### WHAT IS EXPECTED
Retype only the lines below from the one with "Write the React, TypeScript" to the one with "import * as", inclusive, skipping every image.

### EXTRACTED MATERIAL
■ ■ ■ ■

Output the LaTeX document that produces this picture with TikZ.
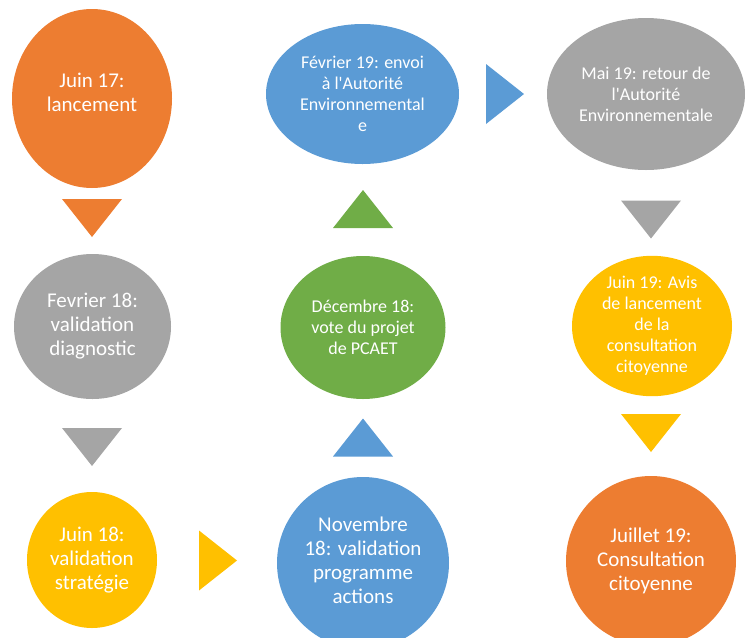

■ ■ ■ ■

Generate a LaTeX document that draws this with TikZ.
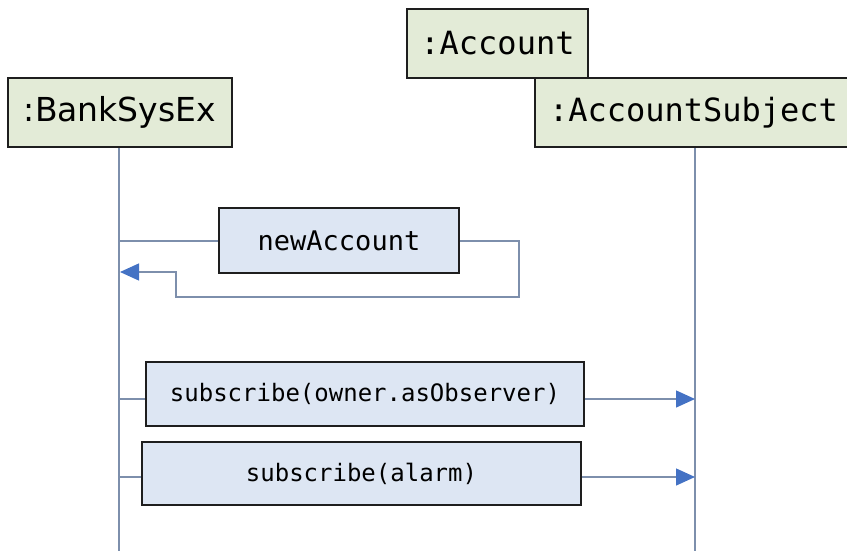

■ ■ ■ ■

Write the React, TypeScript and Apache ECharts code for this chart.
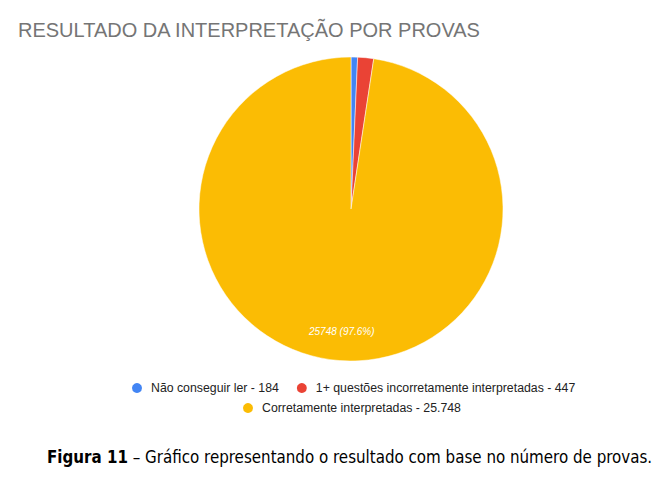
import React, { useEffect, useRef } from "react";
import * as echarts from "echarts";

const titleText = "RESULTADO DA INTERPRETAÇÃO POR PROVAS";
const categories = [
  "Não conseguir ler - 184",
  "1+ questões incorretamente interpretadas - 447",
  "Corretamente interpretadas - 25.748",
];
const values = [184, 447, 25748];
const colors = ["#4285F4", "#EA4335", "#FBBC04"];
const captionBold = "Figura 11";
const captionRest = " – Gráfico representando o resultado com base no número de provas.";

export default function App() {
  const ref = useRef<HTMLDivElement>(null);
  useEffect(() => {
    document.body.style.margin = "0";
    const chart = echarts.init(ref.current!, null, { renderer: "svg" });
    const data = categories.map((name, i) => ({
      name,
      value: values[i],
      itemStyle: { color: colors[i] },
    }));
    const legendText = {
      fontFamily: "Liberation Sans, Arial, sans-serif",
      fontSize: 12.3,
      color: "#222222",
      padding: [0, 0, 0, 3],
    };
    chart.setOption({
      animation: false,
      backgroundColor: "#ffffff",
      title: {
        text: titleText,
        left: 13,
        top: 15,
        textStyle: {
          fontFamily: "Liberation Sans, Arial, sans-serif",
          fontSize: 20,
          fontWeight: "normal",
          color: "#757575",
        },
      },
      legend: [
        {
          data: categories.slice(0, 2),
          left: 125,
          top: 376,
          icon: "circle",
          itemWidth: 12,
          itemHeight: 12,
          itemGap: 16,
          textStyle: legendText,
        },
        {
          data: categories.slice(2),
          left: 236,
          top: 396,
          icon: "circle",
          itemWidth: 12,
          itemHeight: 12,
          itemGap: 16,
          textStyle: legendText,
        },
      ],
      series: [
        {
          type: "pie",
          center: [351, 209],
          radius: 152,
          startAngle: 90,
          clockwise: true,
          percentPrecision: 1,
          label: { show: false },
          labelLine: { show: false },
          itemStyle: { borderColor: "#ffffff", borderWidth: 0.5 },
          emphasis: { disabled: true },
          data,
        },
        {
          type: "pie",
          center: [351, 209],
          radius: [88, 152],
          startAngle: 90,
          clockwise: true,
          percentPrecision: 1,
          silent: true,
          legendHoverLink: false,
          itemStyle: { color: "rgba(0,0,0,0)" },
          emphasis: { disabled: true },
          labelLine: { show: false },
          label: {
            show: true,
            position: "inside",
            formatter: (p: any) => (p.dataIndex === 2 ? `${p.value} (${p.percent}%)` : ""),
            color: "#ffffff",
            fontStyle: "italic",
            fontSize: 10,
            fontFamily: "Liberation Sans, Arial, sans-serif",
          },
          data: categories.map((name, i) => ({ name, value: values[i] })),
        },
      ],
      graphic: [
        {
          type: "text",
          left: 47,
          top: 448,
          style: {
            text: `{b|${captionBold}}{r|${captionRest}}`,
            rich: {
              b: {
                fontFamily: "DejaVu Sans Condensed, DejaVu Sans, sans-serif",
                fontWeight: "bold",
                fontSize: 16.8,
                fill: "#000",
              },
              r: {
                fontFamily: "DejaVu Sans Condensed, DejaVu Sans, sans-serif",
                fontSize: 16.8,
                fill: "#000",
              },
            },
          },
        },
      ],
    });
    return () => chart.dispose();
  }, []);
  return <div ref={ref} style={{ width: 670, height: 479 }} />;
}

■ ■ ■ ■

### WORKED SOLUTION
Write the React, TypeScript and Apache ECharts code for this chart.
import React, { useEffect, useRef } from "react";
import * as echarts from "echarts";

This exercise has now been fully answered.